Musk’s acquisition of Twitter opened up a political firestorm and has caused Musk and Tesla’s brand to deteriorate, leading to a “complete debacle for the stock,” Wedbush analyst Dan Ives wrote in a research note this week.

Musk has said that he plans to remain as Twitter’s CEO until he can find someone willing to replace him in the job.

Despite Musk’s Twitter focus, Tesla’s results this year have been solid. The company from Austin, Texas posted year-over year profit and revenue growth in the first three quarters 2022. This includes more than double its third-quarter profit compared to a year ago.

Still, electric vehicle models from other automakers are starting to chip away at Tesla’s dominance of the U.S. EV market. Tesla held 80% of the US EV market from 2018 to 2020. Its share dropped to 71% in 2021 and has continued to decline, according to data from S&P Global Mobility.

Tesla has begun offering discounts for the end-of-the year on its two most popular models. This is an unusual move that shows that Tesla is seeing a slowdown in demand for electric cars.

Ives predicts that Tesla will likely miss Wall Street’s estimates when the company reports its fourth-quarter results, citing higher inventory levels, the recent price cuts and overall production slowdowns in China.
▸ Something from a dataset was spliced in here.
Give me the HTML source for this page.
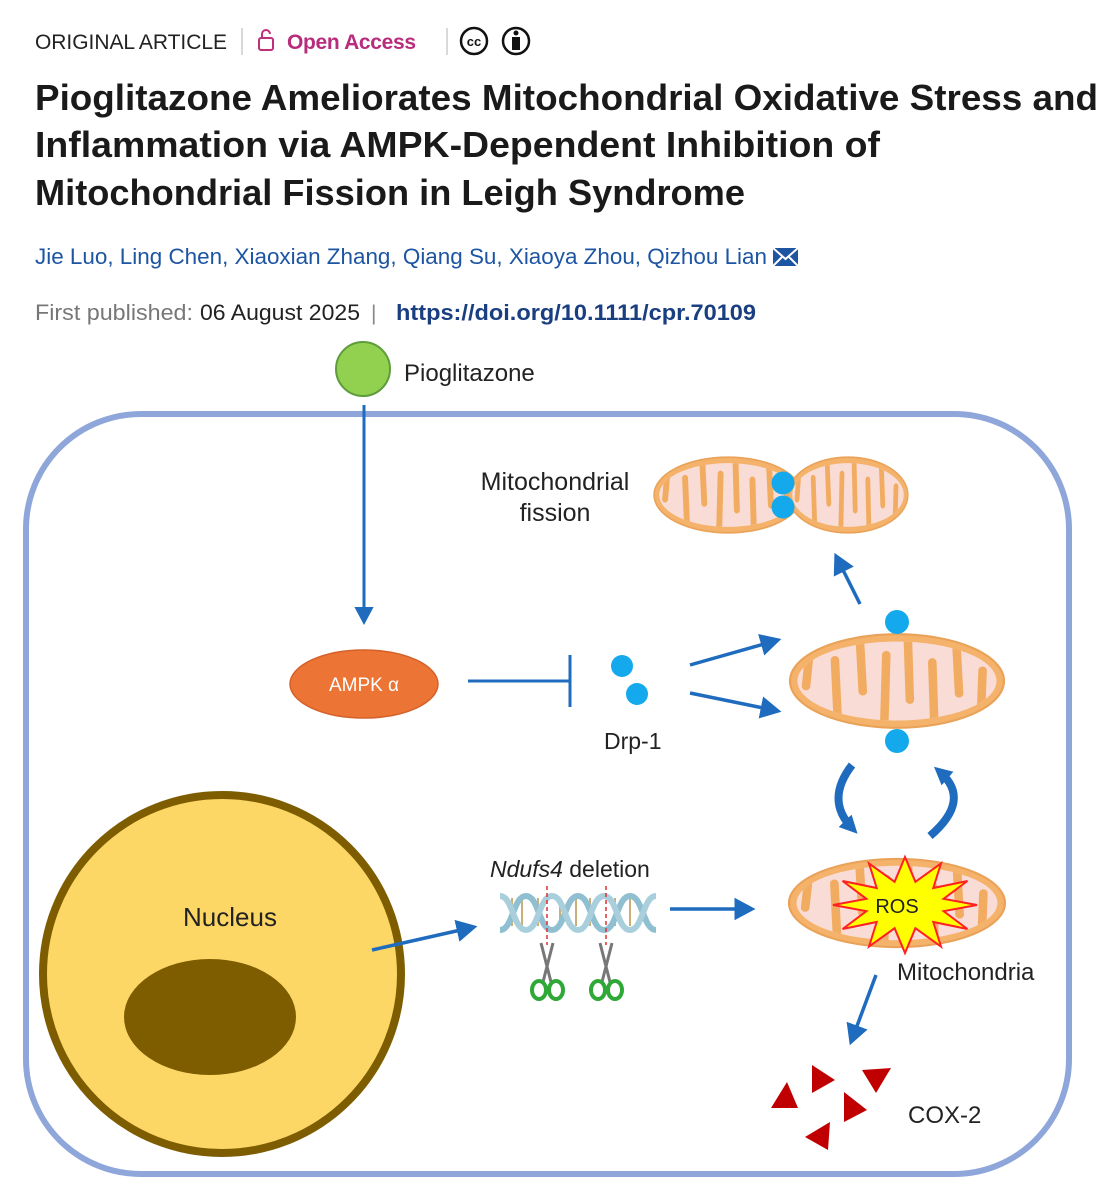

He also expects a “softer trajectory for 2023.”

“The reality is that after a Cinderella story demand environment since 2018, Tesla is facing some serious macro and company specific EV competitive headwinds into 2023 that are starting to emerge both in the U.S. and China,” Ives wrote.

Still, Ives is optimistic that Tesla’s long-term prospects remain solid as the global market for electric vehicles grows — and Musk refocuses on Tesla.

“However, any further Musk strategic missteps will be carefully scrutinized by the Street and further weigh on shares,” he wrote.